Summer Dreaming and Writing Poems

Hot days, cold poems
Let’s capture “aha” moments
Lazy summer days
               — Ann Angel

 

Summer days are meant for daydreaming on beach blankets, sitting on porches lost in a great piece of fiction, and writing about this very moment we’re in. It’s a great time to pull out a journal and create a poem that captures these special moments. Poetry seems to fit the lazy timeless summer experience and allows writers to capture the thunderstorms that feed our gardens even as they shake us to our toes, or paint the experience of hot sun on our faces, popsicle juice dripping down our hands, and even the moment we dip our faces into clover or lavender and breathe deeply.

But where to start? There are some iconic how-to books including Mary Oliver’s A Poetry Handbook: A Prose Guide to Understanding and Writing Poetry.   While this book tends to be a bit dense, there are a few books that speak directly to middle graders. Poetry Play by Amanda Shackelford uses rhyme to encourage writers to play with their experiences.

 

by JoAnn Early Macken

One of my personal favorites that speaks directly to writers in clear language is JoAnn Early Macken’s Write A Poem Step-by-Step. This how-to walks writers through idea generation to revision.

 

 

 

Giggle-Worthy Poetry Prompts for Kids by Mike Downs and Sandra Athans offers writers six poetic forms and suggests easy ways to generate poems.  Writers might use their own names to create acrostic poems, use free flowing ideas like “Purple Pickles” for free verse poems, or create concrete forms from surroundings (think a star-shaped poem about a star or back to lavender, consider that shape in simply describing this plant).

In thinking about writing poetry on timeless summer days, I’d recommend picking up a classic collection that also teaches style such as A Kick in the Head: An Everyday Guide to Poetic Forms illustrated by Chris Raschka with poems selected by Paul Janeczeko.

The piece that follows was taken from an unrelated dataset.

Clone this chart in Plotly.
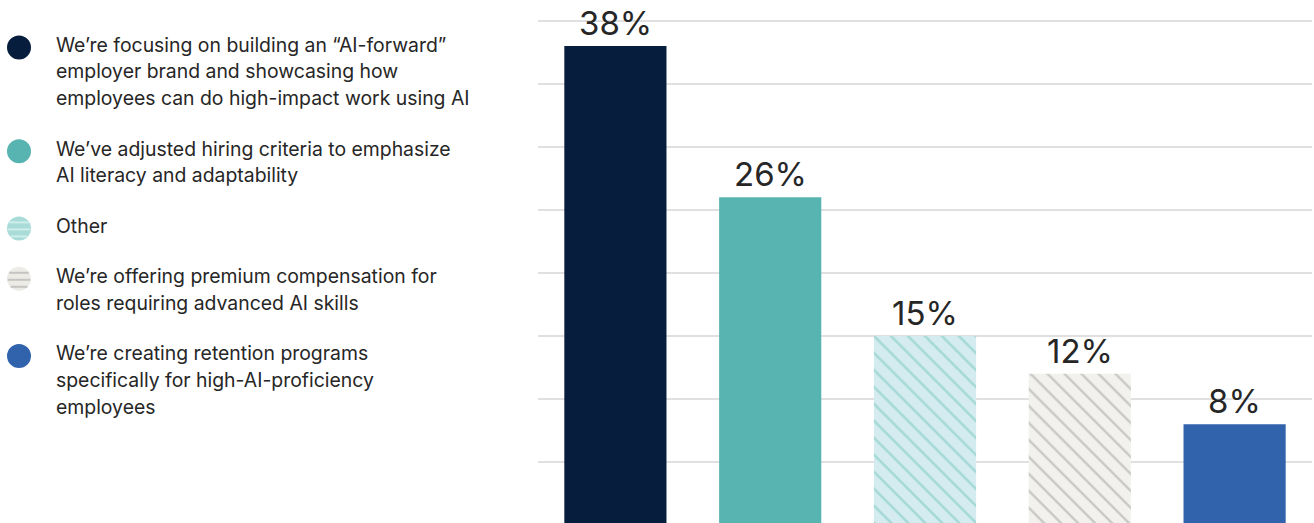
import plotly.graph_objects as go

# ---------------- data ----------------
categories = [
    "We’re focusing on building an “AI-forward” employer brand and showcasing how employees can do high-impact work using AI",
    "We’ve adjusted hiring criteria to emphasize AI literacy and adaptability",
    "Other",
    "We’re offering premium compensation for roles requiring advanced AI skills",
    "We’re creating retention programs specifically for high-AI-proficiency employees",
]
legend_lines = [
    ["We’re focusing on building an “AI-forward”",
     "employer brand and showcasing how",
     "employees can do high-impact work using AI"],
    ["We’ve adjusted hiring criteria to emphasize",
     "AI literacy and adaptability"],
    ["Other"],
    ["We’re offering premium compensation for",
     "roles requiring advanced AI skills"],
    ["We’re creating retention programs",
     "specifically for high-AI-proficiency",
     "employees"],
]
values = [38, 26, 15, 12, 8]
value_labels = ["38%", "26%", "15%", "12%", "8%"]

# ---------------- styles ----------------
bar_colors = ["#061d3d", "#58b4b0", "#d4ecef", "#f2f1ed", "#3163ac"]
pattern_shapes = ["", "", "\\", "\\", ""]
pattern_fg = ["#061d3d", "#58b4b0", "#a3d8d6", "#c9c9c6", "#3163ac"]
legend_fill = ["#061d3d", "#58b4b0", "#a9dcd8", "#ecebe6", "#3163ac"]
legend_stripe = [None, None, "#cdeeeb", "#c4c4c2", None]
TEXT = "#262626"
FONT = "Inter"

W, H = 1314, 523
ML, MR, MT, MB = 538, 2, 0, 0
PW = W - ML - MR
PH = H - MT - MB

fig = go.Figure()
for i, v in enumerate(values):
    marker = dict(color=bar_colors[i], line=dict(width=0))
    if pattern_shapes[i]:
        marker["pattern"] = dict(shape=pattern_shapes[i], fgcolor=pattern_fg[i],
                                 bgcolor=bar_colors[i], size=12, solidity=0.2,
                                 fgopacity=1, fillmode="replace")
    fig.add_trace(go.Bar(
        x=[i], y=[v], width=0.66, marker=marker,
        hovertext=[categories[i]], name=categories[i], showlegend=False,
    ))

annotations = []
for i, (v, lab) in enumerate(zip(values, value_labels)):
    annotations.append(dict(
        x=i, y=v, xref="x", yref="y", text=lab, showarrow=False,
        xanchor="center", yanchor="bottom", yshift=1,
        font=dict(family=FONT, size=33, color=TEXT),
    ))

def px_to_paper_x(px):
    return (px - ML) / PW

def px_to_paper_y(py):
    return (H - MB - py) / PH

shapes = []
LINE_H = 26.7
GAP = 23.7
baseline = 51.7
R = 12
CX = 19
TX = 54
for k, lines in enumerate(legend_lines):
    cy = baseline - 4.2
    shapes.append(dict(
        type="circle", xref="paper", yref="paper",
        x0=px_to_paper_x(CX - R), x1=px_to_paper_x(CX + R),
        y0=px_to_paper_y(cy + R), y1=px_to_paper_y(cy - R),
        fillcolor=legend_fill[k], line=dict(width=0), layer="above",
    ))
    if legend_stripe[k]:
        for off in (-6, 1, 8):
            half = (R * R - off * off) ** 0.5 - 0.6
            shapes.append(dict(
                type="line", xref="paper", yref="paper",
                x0=px_to_paper_x(CX - half), x1=px_to_paper_x(CX + half),
                y0=px_to_paper_y(cy + off), y1=px_to_paper_y(cy + off),
                line=dict(color=legend_stripe[k], width=2), layer="above",
            ))
    for j, line in enumerate(lines):
        bl = baseline + j * LINE_H
        annotations.append(dict(
            x=px_to_paper_x(TX), y=px_to_paper_y(bl - 7.0),
            xref="paper", yref="paper", text=line, showarrow=False,
            xanchor="left", yanchor="middle",
            font=dict(family=FONT, size=19.4, color=TEXT),
        ))
    baseline += len(lines) * LINE_H + GAP

px_per_unit = 12.609
zero_px = 525.05
y_min = (zero_px - (H - MB)) / px_per_unit
y_max = (zero_px - MT) / px_per_unit

fig.update_layout(
    width=W, height=H,
    margin=dict(l=ML, r=MR, t=MT, b=MB, pad=0),
    paper_bgcolor="white", plot_bgcolor="white",
    barmode="overlay",
    xaxis=dict(range=[-0.5, 4.5], showticklabels=False, showgrid=False,
               zeroline=False, showline=False, fixedrange=True),
    yaxis=dict(range=[y_min, y_max], tick0=0, dtick=5, showgrid=True,
               gridcolor="#e0e0e0", gridwidth=2, showticklabels=False,
               zeroline=False, showline=False, fixedrange=True),
    annotations=annotations,
    shapes=shapes,
    font=dict(family=FONT, color=TEXT),
)

fig.write_html("out.html", config={"displayModeBar": False})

Over 25 poetic forms and examples are provided. (This is the most borrowed book from my personal university library and the one book that I keep having to replace because students forget to return it. I don’t mind because they end up writing a variety of amazing poems).

Of course a summer library visit to choose poetry by Robert Frost, Mary Oliver, Amanda Gorman, and Eve Miriam who offers us the opportunity to bite into poetry with her poem, “How to Eat a Poem” or seeking pictures books by JoAnn Macken, or the above authors of How-to books, mentioned above, as well as so many other favorite picture book writers who write in a variety of verse styles and provide hours of learning enjoyment even as the poems will tickle our spirits and help us lose our creative hearts in our own writing.

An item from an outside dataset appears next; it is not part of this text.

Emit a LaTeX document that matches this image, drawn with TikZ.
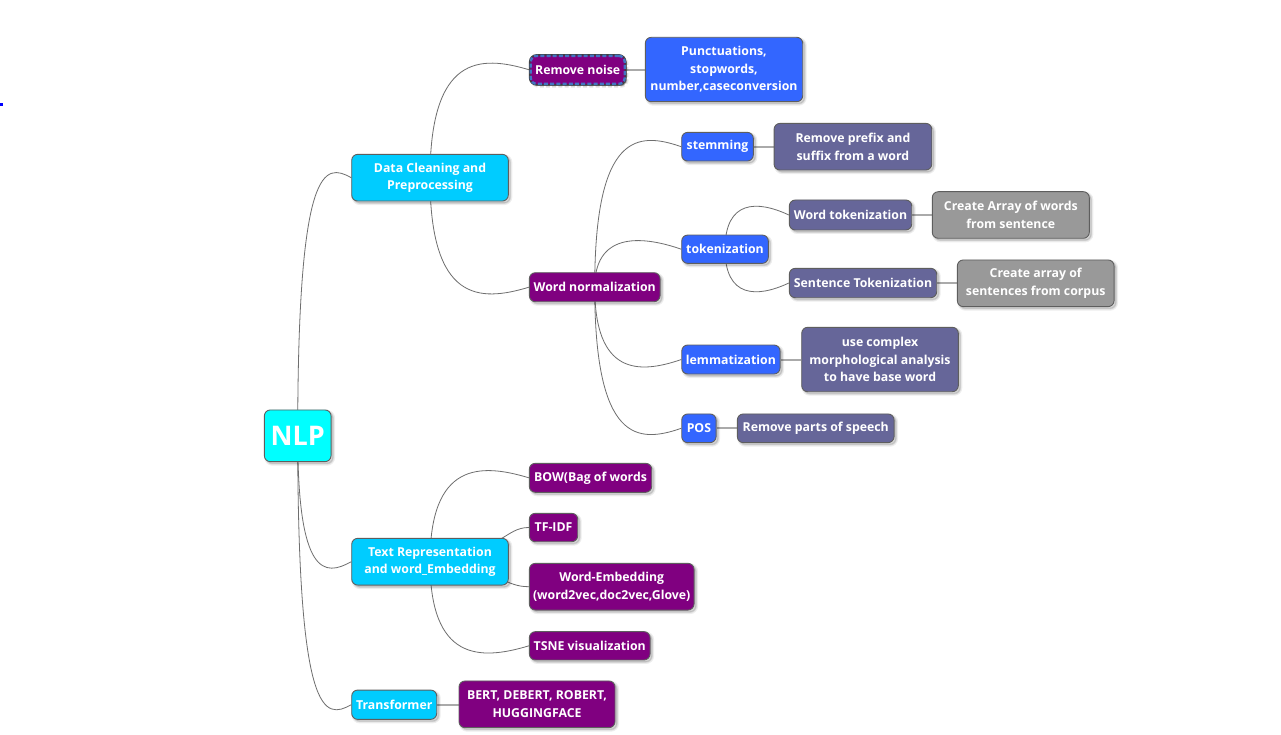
\documentclass[tikz,border=0pt]{standalone}
\usepackage{fontspec}
\setmainfont{Open Sans}
\usetikzlibrary{calc,backgrounds}
\definecolor{cyanA}{HTML}{00FFFF}
\definecolor{skyA}{HTML}{00CCFF}
\definecolor{purpA}{HTML}{800080}
\definecolor{blueA}{HTML}{3366FF}
\definecolor{slateA}{HTML}{666699}
\definecolor{greyA}{HTML}{999999}
\definecolor{edgeA}{HTML}{6E6E6E}
\definecolor{lineA}{HTML}{AAAAAA}
\definecolor{borderA}{HTML}{5E5E5E}
\definecolor{dashA}{HTML}{4274C4}
\pgfdeclarelayer{bottom}
\pgfsetlayers{bottom,background,main}
\tikzset{
  softshadow/.style={
    preaction={draw=black, draw opacity=0.07, line width=4pt, fill=black, fill opacity=0.10,
      transform canvas={shift={(2pt,-2pt)}}},
    preaction={draw=black, draw opacity=0.10, line width=1.6pt,
      transform canvas={shift={(2pt,-2pt)}}}},
  box/.style={rectangle, rounded corners=6pt, draw=borderA, line width=0.9pt,
    inner sep=0pt, text=white, align=center,
    font=\bfseries\fontsize{12.3}{17.5}\selectfont, softshadow},
  conn/.style={draw=edgeA, line width=0.8pt},
  sline/.style={draw=lineA, line width=2pt},
}
\newcommand\upedge[2]{\draw[conn] (#1.center) .. controls ($(#1.center |- #2.west)+(0,-15)$) and ($(#1.center |- #2.west)!0.5!(#2.west)+(0,-15)$) .. (#2.west);}
\newcommand\downedge[2]{\draw[conn] (#1.center) .. controls ($(#1.center |- #2.west)+(0,15)$) and ($(#1.center |- #2.west)!0.5!(#2.west)+(0,15)$) .. (#2.west);}
\newcommand\sedge[2]{\draw[sline] (#1.east) -- (#1.east -| #2.west);}
\begin{document}
\begin{tikzpicture}[x=1pt,y=-1pt]
\begin{pgfonlayer}{bottom}
\fill[white] (0,0) rectangle (1281,735);
\end{pgfonlayer}
\useasboundingbox (0,0) rectangle (1281,735);
\fill[blue] (0.3,103.5) rectangle (2.6,106);

% nodes
\node[box, fill=cyanA, minimum width=66.7pt, minimum height=51.7pt] (nlp) at (297.7,435.8) {\fontsize{27}{30}\selectfont NLP};
\node[box, fill=skyA, minimum width=156.6pt, minimum height=46.7pt] (dc) at (430,177.7) {Data Cleaning and\\Preprocessing};
\node[box, fill=purpA, minimum width=94pt, minimum height=28pt, draw=dashA, line width=2.4pt, dash pattern=on 4pt off 2.2pt,
  preaction={fill=black, fill opacity=0.35, transform canvas={shift={(2pt,-2pt)}}},
  preaction={draw=black!75, solid, line width=3.6pt}] (rn) at (577.7,69.9) {Remove noise};
\node[box, fill=blueA, minimum width=157.4pt, minimum height=64.4pt] (pu) at (724,69.5) {Punctuations,\\stopwords,\\number,caseconversion};
\node[box, fill=purpA, minimum width=130.7pt, minimum height=29pt] (wn) at (594.7,287.2) {Word normalization};
\node[box, fill=blueA, minimum width=71.6pt, minimum height=28.7pt] (st) at (717.5,146.7) {stemming};
\node[box, fill=slateA, minimum width=157.7pt, minimum height=46.7pt] (rp) at (852.9,146.7) {Remove prefix and\\suffix from a word};
\node[box, fill=blueA, minimum width=86.6pt, minimum height=28.3pt] (tk) at (725,249.2) {tokenization};
\node[box, fill=slateA, minimum width=122.4pt, minimum height=30pt] (wt) at (850.5,215) {Word tokenization};
\node[box, fill=greyA, minimum width=157pt, minimum height=46.6pt] (ca) at (1010.8,215) {Create Array of words\\from sentence};
\node[box, fill=slateA, minimum width=147.4pt, minimum height=29.4pt] (sn) at (863,283) {Sentence Tokenization};
\node[box, fill=greyA, minimum width=156.7pt, minimum height=46.7pt] (cs) at (1035.7,283.3) {Create array of\\sentences from corpus};
\node[box, fill=blueA, minimum width=98.3pt, minimum height=29pt] (lm) at (730.9,359.5) {lemmatization};
\node[box, fill=slateA, minimum width=156.6pt, minimum height=64.4pt] (uc) at (880,359.5) {use complex\\morphological analysis\\to have base word};
\node[box, fill=blueA, minimum width=34.3pt, minimum height=28.7pt] (ps) at (698.9,428.3) {POS};
\node[box, fill=slateA, minimum width=156.7pt, minimum height=28.7pt] (rs) at (815.7,428.3) {Remove parts of speech};
\node[box, fill=skyA, minimum width=156.6pt, minimum height=46.7pt] (tr) at (430,561.7) {Text Representation\\and word\_Embedding};
\node[box, fill=purpA, minimum width=122.4pt, minimum height=29pt] (bw) at (590.5,477.8) {BOW(Bag of words};
\node[box, fill=purpA, minimum width=48.4pt, minimum height=28.4pt] (tf) at (553.5,527.5) {TF-IDF};
\node[box, fill=purpA, minimum width=164.7pt, minimum height=46.7pt] (we) at (611.7,586.7) {Word-Embedding\\(word2vec,doc2vec,Glove)};
\node[box, fill=purpA, minimum width=120.7pt, minimum height=28.3pt] (ts) at (589.7,645.8) {TSNE visualization};
\node[box, fill=skyA, minimum width=85pt, minimum height=29.3pt] (tm) at (394.2,704.7) {Transformer};
\node[box, fill=purpA, minimum width=156pt, minimum height=46.7pt] (bt) at (537,704.3) {BERT, DEBERT, ROBERT,\\HUGGINGFACE};

% connectors
\begin{pgfonlayer}{background}
\upedge{nlp}{dc}
\downedge{nlp}{tr}
\downedge{nlp}{tm}
\upedge{dc}{rn}
\downedge{dc}{wn}
\upedge{wn}{st}
\upedge{wn}{tk}
\downedge{wn}{lm}
\downedge{wn}{ps}
\upedge{tk}{wt}
\downedge{tk}{sn}
\upedge{tr}{bw}
\downedge{tr}{ts}
\draw[conn] (tr.center) .. controls (505,550) and (505,527.5) .. (tf.west);
\draw[conn] (tr.center) .. controls (505,573) and (505,586.7) .. (we.west);
\sedge{rn}{pu}
\sedge{st}{rp}
\sedge{wt}{ca}
\sedge{sn}{cs}
\sedge{lm}{uc}
\sedge{ps}{rs}
\sedge{tm}{bt}
\end{pgfonlayer}
\end{tikzpicture}
\end{document}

Here are a few more possible writing prompts:

  • Look around you. What color is your world?
  • Study a blade of grass and look so closely you can see an ant wandering through that jungle, or find cracks in the dirt below. Describe it in a haiku (3 lines, 5 syllables, 7 syllable, 5 syllables).
  • Write about how timeless summer feels, using free verse let metaphors for timelessness flow.
  • Consider a more difficult poem like a sestina which requires you to find 6 words that will be ending words that change order to create a 36 line poem. To find the words, look around you and select a few nouns, some verbs, and possible adjectives and adverbs.
  • Make a list of the best things about summer.
  • Write a concrete poem about the last thing you ate.
  • Write a persona poem.
  • Style copy a classic poem or respond to a classic poem. For example, Mary Oliver’s poem, “At Blackwater Pond” tells the story of the poet’s sensory experiences at this pond. There’s a frog in this poem and I wrote a poem from the frog’s viewpoint. Here’s that response:
A Frog At Blackwater Pond
In Blackwater Pond the lily pads tremble
throughout this night of rain.
I absorb water through green skin. I breathe
oxygen and moisture. The excess slides
down my slimy back and puddles
on the leaf pad. I hear the drumming
of drops, spattering,
insistent reminders that this beautiful
water is my life force.
— Ann Angel

Explore your summer world and see if you can fill a journal with this summer’s “aha” moments. I don’t think you’ll be disappointed.